OTT and connected TV seek starring roles in ad budgets
While over-the-top streaming and connected TVs have forever changed how consumers watch movies and linear programming, advertisers are still trying to determine the best ways to reach viewers and wondering if the scale of broadcast TV can ever be replicated. Answering these questions will be top of mind in 2019 as cord-cutting continues.
Companies across traditional media, tech and other sectors will angle for a bigger role in streaming media — including Disney, AT&T and Amazon — bringing new business models and ad inventory along the way. There’s little question that brands will join in. The challenge for marketers will be in deciding where to invest out of a dizzying array of OTT services and streaming-ready hardware.

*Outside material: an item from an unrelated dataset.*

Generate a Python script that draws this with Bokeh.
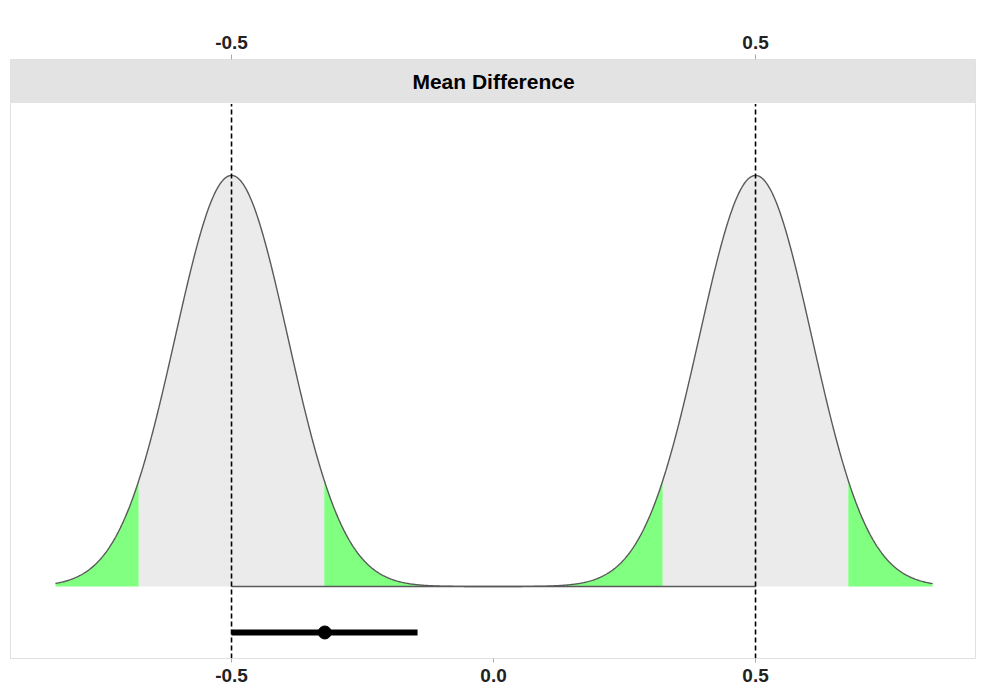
import numpy as np
from bokeh.plotting import figure
from bokeh.models import LinearAxis, FixedTicker, Range1d
from bokeh.core.properties import value
from bokeh.embed import file_html
from bokeh.resources import INLINE

# ---- data ----
dist_means = [-0.5, 0.5]          # centres of the two null distributions (equivalence bounds)
dist_sd = 0.1075                  # standard error of the distributions
dist_lo = [-0.836, -0.5]          # drawn x-span of each curve
dist_hi = [0.5, 0.838]
ci_lo = [-0.677, 0.323]           # 90% region (grey) of each curve
ci_hi = [-0.323, 0.677]
bounds = [-0.5, 0.5]              # equivalence bounds (dashed lines)
est = -0.322                      # observed mean difference
est_lo = -0.5                     # 90% CI of the estimate
est_hi = -0.145
top_ticks = [-0.5, 0.5]
top_labels = ["-0.5", "0.5"]
bottom_ticks = [-0.5, 0.0, 0.5]
bottom_labels = ["-0.5", "0.0", "0.5"]
strip_label = "Mean Difference"

FONT = "Liberation Sans"

def pdf(x, m, s):
    return np.exp(-0.5 * ((x - m) / s) ** 2) / (s * np.sqrt(2 * np.pi))

y_bot, y_top = -0.650, 4.758
strip_bottom = 4.361
x_min, x_max = -0.9218, 0.9198

p = figure(width=984, height=689, output_backend="svg", toolbar_location=None,
           x_range=Range1d(x_min, x_max), y_range=Range1d(y_bot, y_top),
           x_axis_location=None, y_axis_location=None,
           min_border_left=10, min_border_right=9, min_border_top=59, min_border_bottom=31)
p.grid.visible = False
p.outline_line_color = "#E0E0E0"
p.outline_line_width = 1
p.background_fill_color = "white"
p.border_fill_color = "white"

# strip
p.quad(left=x_min, right=x_max, bottom=strip_bottom, top=y_top,
       fill_color="#E3E3E3", line_color=None)
p.text(x=[0.0], y=[(strip_bottom + y_top) / 2], text=[strip_label],
       text_font=value(FONT), text_font_style="bold", text_font_size="21px",
       text_color="black", text_align="center", text_baseline="middle")

# distributions
for m, lo, hi, cl, ch in zip(dist_means, dist_lo, dist_hi, ci_lo, ci_hi):
    xl = np.linspace(lo, cl, 200)
    p.varea(x=xl, y1=np.zeros_like(xl), y2=pdf(xl, m, dist_sd), fill_color="#80FF80")
    xm = np.linspace(cl, ch, 300)
    p.varea(x=xm, y1=np.zeros_like(xm), y2=pdf(xm, m, dist_sd), fill_color="#EBEBEB")
    xr = np.linspace(ch, hi, 300)
    p.varea(x=xr, y1=np.zeros_like(xr), y2=pdf(xr, m, dist_sd), fill_color="#80FF80")

for m, lo, hi in zip(dist_means, dist_lo, dist_hi):
    xa = np.linspace(lo, hi, 800)
    p.line(xa, pdf(xa, m, dist_sd), line_color="#5A5A5A", line_width=1.4)

# equivalence bounds
p.segment(x0=bounds, x1=bounds, y0=[y_bot] * 2, y1=[strip_bottom] * 2,
          line_color="black", line_width=1.6, line_dash="5 3")

# estimate with CI
y_est = -0.415
p.segment(x0=[est_lo], x1=[est_hi], y0=[y_est], y1=[y_est], line_color="black", line_width=6)
p.scatter(x=[est], y=[y_est], size=13, fill_color="black", line_color="black")

# strip / panel separator
p.segment(x0=[x_min], x1=[x_max], y0=[strip_bottom], y1=[strip_bottom],
          line_color="white", line_width=1)

def style_axis(ax, ticks, labels, line_color, standoff):
    ax.axis_line_color = line_color
    ax.major_tick_out = 5
    ax.major_tick_in = 0
    ax.major_tick_line_color = "#AAAAAA"
    ax.minor_tick_line_color = None
    ax.major_label_overrides = {t: l for t, l in zip(ticks, labels)}
    ax.major_label_text_font = FONT
    ax.major_label_text_font_style = "bold"
    ax.major_label_text_font_size = "19px"
    ax.major_label_text_color = "#222222"
    ax.major_label_standoff = standoff

top = LinearAxis(ticker=FixedTicker(ticks=top_ticks))
style_axis(top, top_ticks, top_labels, None, 6)
p.add_layout(top, "above")

bot = LinearAxis(ticker=FixedTicker(ticks=bottom_ticks))
style_axis(bot, bottom_ticks, bottom_labels, "#E0E0E0", 6)
bot.major_tick_out = 4
p.add_layout(bot, "below")

open("out.html", "w").write(file_html(p, INLINE))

“Understanding that dynamic of how platforms are prioritized and which ones viewers go to first — that is going to be a big part of the conversation in 2019,” Adriana Waterston, SVP of insights and strategy at Horowitz Research, told Marketing Dive.
Questions will abound, such as whether cord-cutters will respond to targeted ads and whether programmatic will port over for deploying ads. The quest for a streaming content metric will take on new urgency as traditional TV measurements lose meaning in an increasingly on-demand environment.
The year to come could also provide a reckoning as competition heats up.
“In 2019, we will be able to tell which services are successful, which will fall back,” Brett Sappington, digital entertainment research director at Parks Associates, told Marketing Dive.
The promise and peril of data
In 2018, data was in the crosshairs, whether belonging to European regulators armed with the newly implemented GDPR, to marketers concerned about the quality of commercial data or to consumers wary amid various privacy controversies. Despite all this, it was a banner year for the space, with U.S. firms spending more than $19 billion on third-party audience data and solutions to better understand this data — a 17% increase from 2017, according to the Interactive Advertising Bureau (IAB).
In 2019, growth will continue on two fronts. While GDPR affected companies that do business in the EU — causing a wave of investment in technology for data security and transparency — American companies will begin preparing for the CCPA, which takes effect in 2020.
“There are lessons we can learn from how GDPR was implemented and prepared for as we get ready for CCPA,” Orchid Richardson, VP and managing director of the IAB Data Center of Excellence, told Marketing Dive. “Consumers are more aware about the use of their data and companies need to be more ethically responsible about how they handle it.”
Richardson expects a key area of data investment to be identity as companies seek to find their customers across media and across platforms.
“I think they will be focused on building better products and better personalization, so that when they talk to their consumers and audiences, they’re delivering exactly what that audience wants,” she said.